Abstract-The Triple Modular Redundancy (TMR) strategy is a common and good option for a system to recover from possible faults. However, in case of a permanent fault in the TMR hardware, the redundancy advantage can be destroyed. In this paper, we present a low cost solution to enable Fault Detection, Isolation and Recovery (FDIR) in a TMR system. Our methodology uses the Assisted Design Flow (ADF) that implements Partial Bitstream for Multiple Partitions (PB4MP). This method allows to relocate modules in different Reconfigurable Partitions (RPs) using only one bitstream per module. The results show that with a minor increase in the program memory of the digital design, it is possible to increase considerably the TMR availability.
I. INTRODUCTION
The usage of Field Programmable Gate Arrays (FPGAs) in critical applications, where eventual faults may result in a system crash, is increasing. Even when all the tests in the manufacturing process are performed successfully, there is no assurance that the design is perpetually immune to permanent faults. In fact, these devices also suffer from aging, which results in a natural physical degradation process [1] . The aging speed depends on several factors such as the maturity of the technology used, manufacturing quality control, temperature and thermal shock (related to the environment in which it operates), operating voltage, dimensions, and even design complexity [1] . As the FPGA resources density keeps increasing in each successive technology generation, reliability concerns, mainly due to the Negative Bias Temperature Instability (NBTI), become a relevant factor [2] . Faults created by NBTI do not radically damage the FPGA resources, but they increase its response time [2] .

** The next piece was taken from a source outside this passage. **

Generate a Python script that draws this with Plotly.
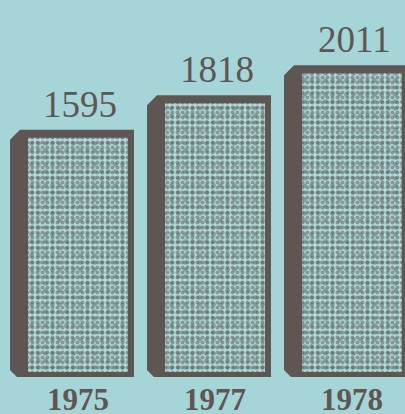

In this paper, a new strategy based on Triple Modular Redundancy (TMR) [1] is proposed. The TMR architecture has autonomous capabilities to FDIR [3] . To make this possible, an ADF has been developed that implements the proposed PB4MP mechanism. Our approach is mainly applied to embedded systems in FPGA devices using hardcore or softcore processors [4] . Although it has been developed targeting the Virtex-6 Xilinx XC6VLX240T device, the proposed methodology can be used in the latest Xilinx families with Partial Reconfiguration (PR) support. The results show that it is possible to detect and to tolerate a permanent fault with TMR, with only a slight increase in the amount of memory required by a processor.
The paper is organized as follows. Section II describes the state-of-the-art. Section III presents the proposed architecture, the design flow associated, and the memory requirements. Section IV summarizes the case studies and presents the results. Section V concludes this paper and describes the future work.
II. RELATED WORK
This section discusses related work regarding FPGA designs based on FDIR [3] approaches. Available techniques and technology that allow the system implementation are also discussed.
A. Fault Detection, Isolation and Recovery (FDIR)
The use of TMR [1] approaches is not new. The work in [5] presents a system with TMR which uses the FPGA PR capacities. In their work the faults detection is performed automatically. If a faulty module is detected, the corresponding partition is excluded, the module is allocated to an alternate partition and the system returns to its normal operation. However, this approach sacrifices a considerable amount of resources for module relocation. Furthermore, the relocation process requires a partial bitstreams library, which requires external memory.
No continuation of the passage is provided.